Der europäische "Raum der Freiheit, der Sicherheit und des Rechts" findet im Mittelmeer eine scharfe Grenze. An die 900 Menschen haben am 19. April 2015 ihre Suche nach einem besseren Leben mit dem Verlust desselben bezahlt; insgesamt ertranken dieses Jahr schon 1'600 Flüchtlinge im Mittelmeer. Das tägliche Sterben wird nur noch überschattet vom offensichtlichen Unvermögen, etwas dagegen zu tun – und Verantwortung für dieses Drama zu übernehmen, das Europa zumindest teilweise mitverursacht hat.

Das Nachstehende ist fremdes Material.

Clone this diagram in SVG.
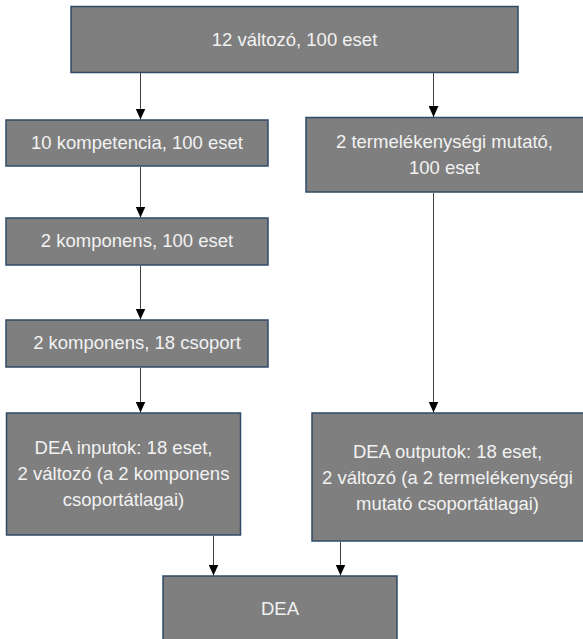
<svg xmlns="http://www.w3.org/2000/svg" width="583" height="639" viewBox="0 0 583 639">
  <style>
    .box { fill: #7f7f7f; stroke: #2f4b68; stroke-width: 1.5; }
    .lbl { font-family: "Liberation Sans", Arial, sans-serif; font-size: 18.5px; fill: #f2f2f2; text-anchor: middle; }
    .conn { stroke: #404040; stroke-width: 1; fill: none; marker-end: url(#arrow); }
  </style>
  <defs>
    <marker id="arrow" markerUnits="userSpaceOnUse" markerWidth="11" markerHeight="10" refX="11" refY="5" orient="auto" viewBox="0 0 11 10">
      <path d="M0,0 L11,5 L0,10 Z" fill="#000"/>
    </marker>
  </defs>
  <rect width="583" height="639" fill="#fff"/>

  <g id="n1"><rect class="box" x="71" y="6.5" width="447" height="66"/><text class="lbl" x="294.5" y="46">12 változó, 100 eset</text></g>
  <g id="n2"><rect class="box" x="6" y="120" width="262" height="46"/><text class="lbl" x="137" y="149">10 kompetencia, 100 eset</text></g>
  <g id="n3"><rect class="box" x="306" y="117.5" width="280" height="74.5"/><text class="lbl" x="444.5" y="148">2 termelékenységi mutató,</text><text class="lbl" x="444.5" y="174">100 eset</text></g>
  <g id="n4"><rect class="box" x="6" y="218" width="262" height="47"/><text class="lbl" x="137" y="247">2 komponens, 100 eset</text></g>
  <g id="n5"><rect class="box" x="6" y="320" width="262" height="47"/><text class="lbl" x="137" y="349">2 komponens, 18 csoport</text></g>
  <g id="n6"><rect class="box" x="6.5" y="413" width="234" height="122"/><text class="lbl" x="123.5" y="454">DEA inputok: 18 eset,</text><text class="lbl" x="123.5" y="480">2 változó (a 2 komponens</text><text class="lbl" x="123.5" y="506">csoportátlagai)</text></g>
  <g id="n7"><rect class="box" x="312" y="413" width="274" height="128"/><text class="lbl" x="447.5" y="458">DEA outputok: 18 eset,</text><text class="lbl" x="447.5" y="484">2 változó (a 2 termelékenységi</text><text class="lbl" x="447.5" y="510">mutató csoportátlagai)</text></g>
  <g id="n8"><rect class="box" x="163" y="576" width="234" height="70"/><text class="lbl" x="280" y="615">DEA</text></g>

  <g id="edges">
    <path class="conn" d="M140.5,73 V119.5"/>
    <path class="conn" d="M433.5,73 V117"/>
    <path class="conn" d="M140.5,167 V217.5"/>
    <path class="conn" d="M140.5,266 V319.5"/>
    <path class="conn" d="M140.5,368 V412.5"/>
    <path class="conn" d="M433.5,193 V412.5"/>
    <path class="conn" d="M213.5,536 V575.5"/>
    <path class="conn" d="M340.5,542 V575.5"/>
  </g>
</svg>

Die weitaus meisten Bootsflüchtlinge stammen aus Syrien. Selbst nach Überschreiten "roter Linien" sahen die westlichen Staaten keine Veranlassung, dem blutigen Massaker in diesem Land Einhalt zu gebieten. Man will sich nicht noch einmal die Finger verbrennen: Nicht unvermutet kommen weitere grosse Flüchtlingsgruppen aus Afghanistan und Irak; Länder, die vor allem aus innenpolitischen Gründen vorzeitig von westlichen Streitkräften verlassen und in unsäglichem Zustand zurückgelassen wurden. Viele Flüchtlingsboote stechen von Libyen in See, einem gescheiterten Staat, auf den der Westen seit seiner Militärintervention 2011 weniger Einfluss zu haben scheint als zu Zeiten der Herrschaft Muammar al‑Gaddafis.
Wer denkt, den Zustrom von Flüchtlingen mit einer Wiederbelebung der italienischen Rettungsaktion "Mare Nostrum" oder einer glaubwürdigeren Finanzierung der EU-Frontex Operation "Triton" beherrschen zu können, setzt nur an den Symptomen des eigentlichen Übels an. Europa lässt heute Flüchtlinge den Preis bezahlen für jahrelange Verfehlungen in einer kaum kohärenten "gemeinsamen Aussen- und Sicherheitspolitik". Von einer wirksamen Wachstumspolitik, die in den südeuropäischen Krisenländern die (Jugend-)Arbeitslosigkeit entschärfen und die Integration von Flüchtlingen in den Arbeitsmarkt ermöglichen könnte, darf man gar nicht anfangen zu reden. Frei nach dem Motto des Schweizer Pavillons an der Expo 1992 lässt sich sagen: "L'Europe n'existe pas".